Le plateau est prêt avec la théière, les tasses, le sucrier et le cendrier. Les télécommandes sont à portée de main. L'ampli est branché. Mes lunettes sur mon nez. La veillée peut commencer. Sous l'écran, les diodes vertes sont allumées. Selon les statistiques, environ 30% du trafic internet du début de soirée est le fait du streaming (de Netflix, notamment). Aujourd'hui, on peut consommer sa dose vespérale de séries, regarder en différé des émissions TV au moment que l'on choisit, passer les pubs en vitesse hyper accélérée. Très pratique. De la télévision, je ne regarde quasiment plus rien en direct. 

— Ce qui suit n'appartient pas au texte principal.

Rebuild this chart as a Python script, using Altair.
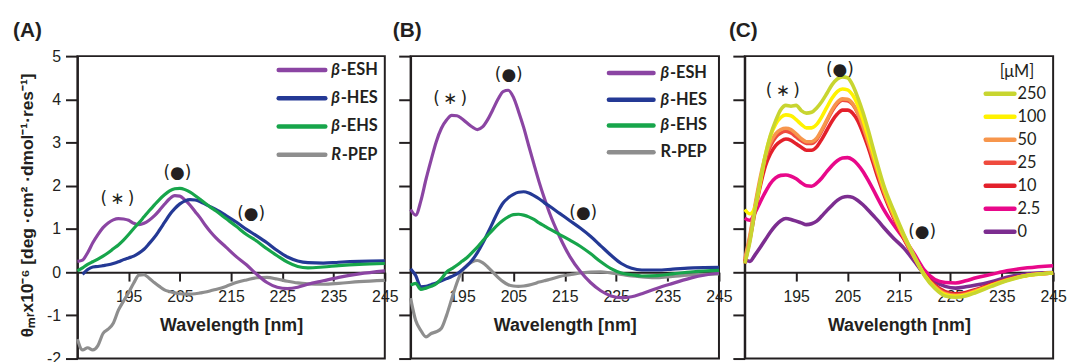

Le matin, mon smartphone me réveille. J'ouvre l'application de la RTS, je remonte le curseur jusqu'au début du précédent flash d'informations, le journal de 6h30. Quand ma nuit a été mauvaise, je me rendors un peu; les voix qui poussent ce train matinal d'informations à un rythme soutenu me tirent cycliquement de la somnolence où je replonge; je réalise que je ne sais plus de quoi elles parlent; ou alors c'est le rappel du réveil qui les interrompt. Quand vient le moment de la page sportive, je pousse le curseur jusqu'à la position "Direct" et je reprends le fil de la matinale, quittant ce mode de léger différé. Et le soir, en me mettant au lit, je fais pareil pour écouter le dernier flash d'informations. Ma dernière dose de news, au goût de dentifrice, en principe largement panachée de résultats sportifs. Ambri a battu Langnau; Red Ice s'est défait de Bienne. Je m'en fiche autant que des résultats des épreuves de ski alpin. Cette appli est vraiment pratique. Mon téléphone est une sorte de couteau suisse numérique.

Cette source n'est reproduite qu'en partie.